Alignment was a rule - you had to choose one - and it had mechanical effects, including things the character /could/ do, items it could use, etc, as well as restrictions on it. So, I'd think, even from a purely "gamist" (not necessarily in the Forge sense) perspective, you'd want to choose the 'best' alignment for your strategy, rather than try to talk the DM out of using the mechanic, at all, since that would remove benefits, as well, and reduce the available depth of play.
Sure, but what if your estimation of the alignment that had the best mechanical effects (say "Lawful Good") conflicted sharply with your estimation of the alignment that had the most effective moves (say "Chaotic Evil"), and you decided that rather than attempting to argue with the DM that your pawn was Lawful Good despite the Chaotic Evil direction you were giving him, you just decided that the easiest approach was to claim the alignment system wasn't realistic.
Well, any restrictions on it's legal moves, it sounds like. (I'm still set on 'pedantic' from another thread, so I feel the urge to point out that no imaginary character has /independent/ wants or motivations, but that's silly.)
No, I get your point. However, much of 'acting' whether we are talking about performance acting or role-playing involves imagining being someone other than yourself, and that can include imagining having wants, beliefs, and motivations that are contrary to your own.

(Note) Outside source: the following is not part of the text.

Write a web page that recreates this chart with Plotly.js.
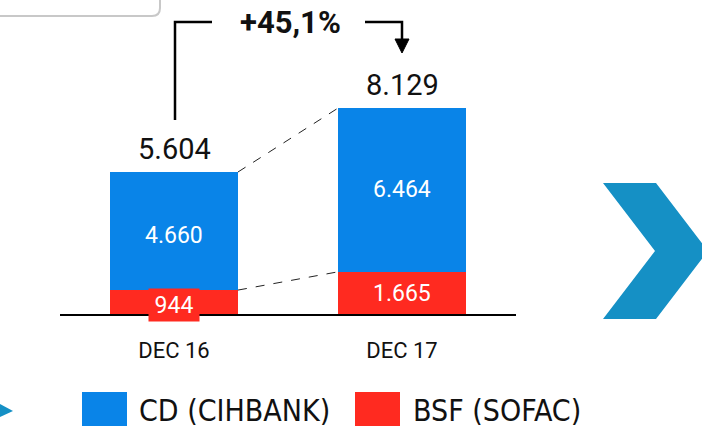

One thing I liked about "Unaligned" instead of neutral was just bowing out of the alignment system.
I see it as bowing out of the system only in a cursory sense, since 'unaligned' is really only a synonym for 'neutral'. In fact, it literally is such a synonym. I think that it served a purpose of letting players feel like they were opting out, but in fact 'unaligned' is just one philosophical justification for the alignment called 'neutrality'. To be neutral is to not be aligned, whether by a conscious philosophical choice or by indifference doesn't move you out of that part of the graph, just changes how willfully you are staying there.
Though, again to get a little gamist, and a little narrativist, in genre, there is /often/ a critical test of the hero that is based on morality or integrity - in D&D, that tends to be based on alignment, and the unaligned character'd be looking at a 'loss.'
Well, that depends on who is giving the test.
I think I should talk a bit about how I see WIS and INT interacting with alignment.
The higher the intelligence of the character, the more their alignment tends to require some sort of intellectual grounding. That is to say, the more they feel they need some sort of systematic justification for their beliefs. But alignment isn't the philosophical justification, but the practice of those beliefs. So you might have a low intelligence person who is intuitively self-centered and so acts to further their self-interest, but also intuitively recognizes that if they are a jerk then people won't be nice to them in return and that in the long run this will harm their self-interest. So even if that low INT person can't explain why they act like they do, they'll behave in a certain manner. A high intelligence person on the other hand will need to rationalize this behavior, both to themselves and to others, and so might (among many options) adopt the philosophical framework akin to Objectivism. In both cases, we might say that the person is Chaotic Neutral in that their moral framework is pretty much based entirely on (mutual) self-interest. (I don't mean to start a debate critical of that framework, it's just that CN is one of the easier alignments to provide clear cut examples for without grossly violating rules against discussing religion or politics.)
I don't really see 'Neutral' and 'Unaligned' as being anything but different degrees of having rationalized your belief system there in the middle of the grid. A high INT character that rationalizes that there is no good or evil in the world, but that everything is true from a certain point of view, and that in order for the world to continue there must be a balance between life and death, light and darkness is philosophically adopting a framework of 'Neutrality'. But a low INT character that simply is just trying to get by in the daily struggles of life without rocking the boat and paying no attention whatsoever to matters of morality is no less neutral than the high minded philosopher.